> _What to do_: Without the pictures, set down every line of the data exactly.

> _Dataset extract_:
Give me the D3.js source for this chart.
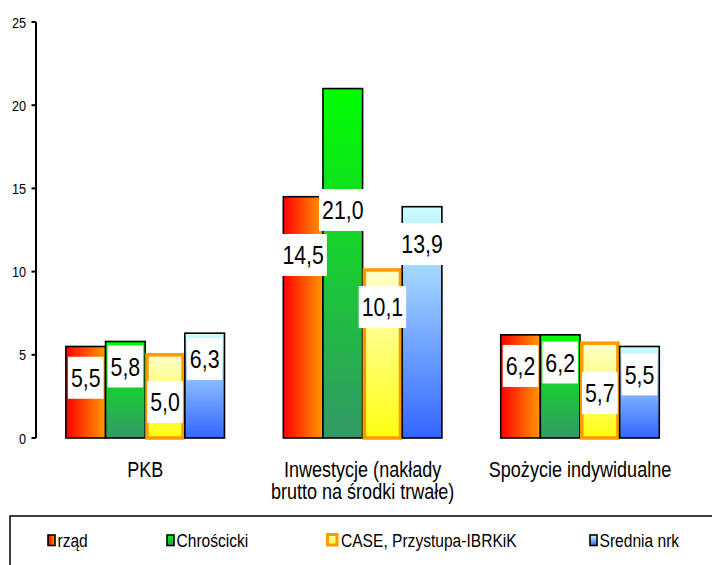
<!DOCTYPE html>
<html>
<head>
<meta charset="utf-8">
<script src="https://cdn.jsdelivr.net/npm/d3@7"></script>
<style>
  html, body { margin: 0; padding: 0; background: #fff; }
  svg { display: block; }
  text { font-family: "Liberation Sans", Arial, Helvetica, sans-serif; fill: #000; }
</style>
</head>
<body>
<svg id="chart" width="712" height="565"></svg>
<script>
// Forecast comparison: growth (%) by source
const categories = ["PKB", "Inwestycje (nakłady\nbrutto na środki trwałe)", "Spożycie indywidualne"];
const seriesNames = ["rząd", "Chrościcki", "CASE, Przystupa-IBRKiK", "Srednia nrk"];
const rzad       = [5.5, 14.5, 6.2];
const chroscicki = [5.8, 21.0, 6.2];
const caseIbrkik = [5.0, 10.1, 5.7];
const srednia    = [6.3, 13.9, 5.5];
const yTicks = [0, 5, 10, 15, 20, 25];

// Heights (in axis units) at which each value label box is centred
const labelAt = [
  [3.62, 4.30, 2.16, 4.75],
  [11.0, 13.7, 7.87, 11.66],
  [4.33, 4.54, 2.70, 3.82]
];

const seriesValues = [rzad, chroscicki, caseIbrkik, srednia];
const fmt = v => d3.format(".1f")(v).replace(".", ",");
const SX = 0.82; // narrow typeface

const svg = d3.select("#chart");
const defs = svg.append("defs");

// Fills for each series
const grads = [
  { id: "g-rzad", x2: "100%", y2: "0%", stops: ["#ff0000", "#ff9900"], stroke: "#000", sw: 1.6 },
  { id: "g-chro", x2: "0%", y2: "100%", stops: ["#00ff00", "#339966"], stroke: "#000", sw: 1.6 },
  { id: "g-case", x2: "0%", y2: "100%", stops: ["#ffffcc", "#ffff11"], stroke: "#ff9900", sw: 3.5 },
  { id: "g-sred", x2: "0%", y2: "100%", stops: ["#ccffff", "#3366ff"], stroke: "#000", sw: 1.6 }
];
grads.forEach(g => {
  const lg = defs.append("linearGradient").attr("id", g.id)
    .attr("x1", "0%").attr("y1", "0%").attr("x2", g.x2).attr("y2", g.y2);
  lg.append("stop").attr("offset", "0%").attr("stop-color", g.stops[0]);
  lg.append("stop").attr("offset", "100%").attr("stop-color", g.stops[1]);
});

function narrowText(parent, x, y, str, size, anchor) {
  return parent.append("text")
    .attr("transform", `translate(${x},${y}) scale(${SX},1)`)
    .attr("text-anchor", anchor || "middle")
    .style("font-size", size + "px")
    .text(str);
}

const y = d3.scaleLinear().domain([0, 25]).range([438, 22]);
const x0 = d3.scaleBand().domain(d3.range(categories.length)).range([36.5, 688.7]).padding(0);
const x1 = d3.scaleBand().domain(d3.range(seriesNames.length)).range([0, x0.bandwidth()])
  .paddingInner(0).paddingOuter(0.742);

// Y axis
const axisG = svg.append("g").attr("transform", "translate(36,0)");
axisG.append("line").attr("x1", 0).attr("x2", 0).attr("y1", y(25)).attr("y2", y(0))
  .attr("stroke", "#000").attr("stroke-width", 2);
yTicks.forEach(t => {
  axisG.append("line").attr("x1", -4.5).attr("x2", 0).attr("y1", y(t)).attr("y2", y(t))
    .attr("stroke", "#000").attr("stroke-width", 2);
  narrowText(axisG, -10, y(t) + 5.5, String(t), 15.5, "end");
});

// Bars
const groups = svg.append("g").selectAll("g").data(categories).join("g")
  .attr("transform", (d, i) => `translate(${x0(i)},0)`);

groups.each(function (cat, ci) {
  const g = d3.select(this);
  seriesValues.forEach((vals, si) => {
    const v = vals[ci];
    const st = grads[si];
    const inset = si === 2 ? st.sw / 2 : 0;
    g.append("rect")
      .attr("x", x1(si) + inset)
      .attr("y", y(v))
      .attr("width", x1.bandwidth() - 2 * inset)
      .attr("height", y(0) - y(v))
      .attr("fill", `url(#${st.id})`)
      .attr("stroke", st.stroke)
      .attr("stroke-width", st.sw);
  });
  // value labels
  seriesValues.forEach((vals, si) => {
    const v = vals[ci];
    const cx = x1(si) + x1.bandwidth() / 2;
    const cy = y(labelAt[ci][si]);
    const box = g.append("rect").attr("fill", "#fff");
    const t = narrowText(g, cx, cy + 9.3, fmt(v), 26, "middle");
    const w = t.node().getComputedTextLength() * SX + 6;
    box.attr("x", cx - w / 2).attr("y", cy - 21).attr("width", w).attr("height", 42);
  });
  // category label
  const lines = cat.split("\n");
  lines.forEach((ln, li) => {
    narrowText(g, x0.bandwidth() / 2, 476.5 + li * 22.5, ln, 22, "middle");
  });
});

// Legend
const legend = svg.append("g");
legend.append("rect").attr("x", 10).attr("y", 516).attr("width", 720).attr("height", 80)
  .attr("fill", "#fff").attr("stroke", "#000").attr("stroke-width", 1.5);
const legendX = [48, 167, 326, 590];
seriesNames.forEach((name, si) => {
  const st = grads[si];
  const lx = legendX[si];
  if (si === 2) {
    legend.append("rect").attr("x", lx + 1.5).attr("y", 534.5).attr("width", 9.5).attr("height", 10.5)
      .attr("fill", `url(#${st.id})`).attr("stroke", st.stroke).attr("stroke-width", 3);
  } else {
    legend.append("rect").attr("x", lx).attr("y", 535).attr("width", 7).attr("height", 10.5)
      .attr("fill", `url(#${st.id})`).attr("stroke", "#000").attr("stroke-width", 1.6);
  }
  narrowText(legend, lx + (si === 2 ? 15 : 9.5), 547, name, 19, "start");
});
</script>
</body>
</html>
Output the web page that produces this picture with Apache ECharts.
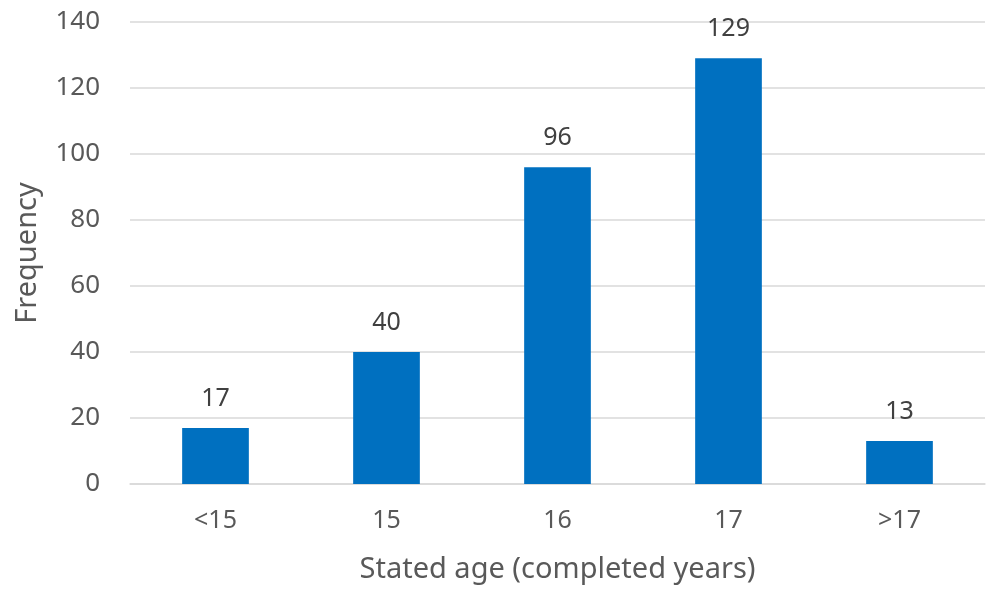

> _Completed exercise_:
Give me the D3.js source for this chart.
<!DOCTYPE html>
<html>
<head>
<meta charset="utf-8">
<script src="https://cdn.jsdelivr.net/npm/d3@7"></script>
<style>
  html, body { margin: 0; padding: 0; background: #fff; }
  svg { display: block; }
  text { font-family: "Liberation Sans", Arial, Helvetica, sans-serif; fill: #000; }
</style>
</head>
<body>
<svg id="chart" width="712" height="565"></svg>
<script>
// Forecast comparison: growth (%) by source
const categories = ["PKB", "Inwestycje (nakłady\nbrutto na środki trwałe)", "Spożycie indywidualne"];
const seriesNames = ["rząd", "Chrościcki", "CASE, Przystupa-IBRKiK", "Srednia nrk"];
const rzad       = [5.5, 14.5, 6.2];
const chroscicki = [5.8, 21.0, 6.2];
const caseIbrkik = [5.0, 10.1, 5.7];
const srednia    = [6.3, 13.9, 5.5];
const yTicks = [0, 5, 10, 15, 20, 25];

// Heights (in axis units) at which each value label box is centred
const labelAt = [
  [3.62, 4.30, 2.16, 4.75],
  [11.0, 13.7, 7.87, 11.66],
  [4.33, 4.54, 2.70, 3.82]
];

const seriesValues = [rzad, chroscicki, caseIbrkik, srednia];
const fmt = v => d3.format(".1f")(v).replace(".", ",");
const SX = 0.82; // narrow typeface

const svg = d3.select("#chart");
const defs = svg.append("defs");

// Fills for each series
const grads = [
  { id: "g-rzad", x2: "100%", y2: "0%", stops: ["#ff0000", "#ff9900"], stroke: "#000", sw: 1.6 },
  { id: "g-chro", x2: "0%", y2: "100%", stops: ["#00ff00", "#339966"], stroke: "#000", sw: 1.6 },
  { id: "g-case", x2: "0%", y2: "100%", stops: ["#ffffcc", "#ffff11"], stroke: "#ff9900", sw: 3.5 },
  { id: "g-sred", x2: "0%", y2: "100%", stops: ["#ccffff", "#3366ff"], stroke: "#000", sw: 1.6 }
];
grads.forEach(g => {
  const lg = defs.append("linearGradient").attr("id", g.id)
    .attr("x1", "0%").attr("y1", "0%").attr("x2", g.x2).attr("y2", g.y2);
  lg.append("stop").attr("offset", "0%").attr("stop-color", g.stops[0]);
  lg.append("stop").attr("offset", "100%").attr("stop-color", g.stops[1]);
});

function narrowText(parent, x, y, str, size, anchor) {
  return parent.append("text")
    .attr("transform", `translate(${x},${y}) scale(${SX},1)`)
    .attr("text-anchor", anchor || "middle")
    .style("font-size", size + "px")
    .text(str);
}

const y = d3.scaleLinear().domain([0, 25]).range([438, 22]);
const x0 = d3.scaleBand().domain(d3.range(categories.length)).range([36.5, 688.7]).padding(0);
const x1 = d3.scaleBand().domain(d3.range(seriesNames.length)).range([0, x0.bandwidth()])
  .paddingInner(0).paddingOuter(0.742);

// Y axis
const axisG = svg.append("g").attr("transform", "translate(36,0)");
axisG.append("line").attr("x1", 0).attr("x2", 0).attr("y1", y(25)).attr("y2", y(0))
  .attr("stroke", "#000").attr("stroke-width", 2);
yTicks.forEach(t => {
  axisG.append("line").attr("x1", -4.5).attr("x2", 0).attr("y1", y(t)).attr("y2", y(t))
    .attr("stroke", "#000").attr("stroke-width", 2);
  narrowText(axisG, -10, y(t) + 5.5, String(t), 15.5, "end");
});

// Bars
const groups = svg.append("g").selectAll("g").data(categories).join("g")
  .attr("transform", (d, i) => `translate(${x0(i)},0)`);

groups.each(function (cat, ci) {
  const g = d3.select(this);
  seriesValues.forEach((vals, si) => {
    const v = vals[ci];
    const st = grads[si];
    const inset = si === 2 ? st.sw / 2 : 0;
    g.append("rect")
      .attr("x", x1(si) + inset)
      .attr("y", y(v))
      .attr("width", x1.bandwidth() - 2 * inset)
      .attr("height", y(0) - y(v))
      .attr("fill", `url(#${st.id})`)
      .attr("stroke", st.stroke)
      .attr("stroke-width", st.sw);
  });
  // value labels
  seriesValues.forEach((vals, si) => {
    const v = vals[ci];
    const cx = x1(si) + x1.bandwidth() / 2;
    const cy = y(labelAt[ci][si]);
    const box = g.append("rect").attr("fill", "#fff");
    const t = narrowText(g, cx, cy + 9.3, fmt(v), 26, "middle");
    const w = t.node().getComputedTextLength() * SX + 6;
    box.attr("x", cx - w / 2).attr("y", cy - 21).attr("width", w).attr("height", 42);
  });
  // category label
  const lines = cat.split("\n");
  lines.forEach((ln, li) => {
    narrowText(g, x0.bandwidth() / 2, 476.5 + li * 22.5, ln, 22, "middle");
  });
});

// Legend
const legend = svg.append("g");
legend.append("rect").attr("x", 10).attr("y", 516).attr("width", 720).attr("height", 80)
  .attr("fill", "#fff").attr("stroke", "#000").attr("stroke-width", 1.5);
const legendX = [48, 167, 326, 590];
seriesNames.forEach((name, si) => {
  const st = grads[si];
  const lx = legendX[si];
  if (si === 2) {
    legend.append("rect").attr("x", lx + 1.5).attr("y", 534.5).attr("width", 9.5).attr("height", 10.5)
      .attr("fill", `url(#${st.id})`).attr("stroke", st.stroke).attr("stroke-width", 3);
  } else {
    legend.append("rect").attr("x", lx).attr("y", 535).attr("width", 7).attr("height", 10.5)
      .attr("fill", `url(#${st.id})`).attr("stroke", "#000").attr("stroke-width", 1.6);
  }
  narrowText(legend, lx + (si === 2 ? 15 : 9.5), 547, name, 19, "start");
});
</script>
</body>
</html>
Output the web page that produces this picture with Apache ECharts.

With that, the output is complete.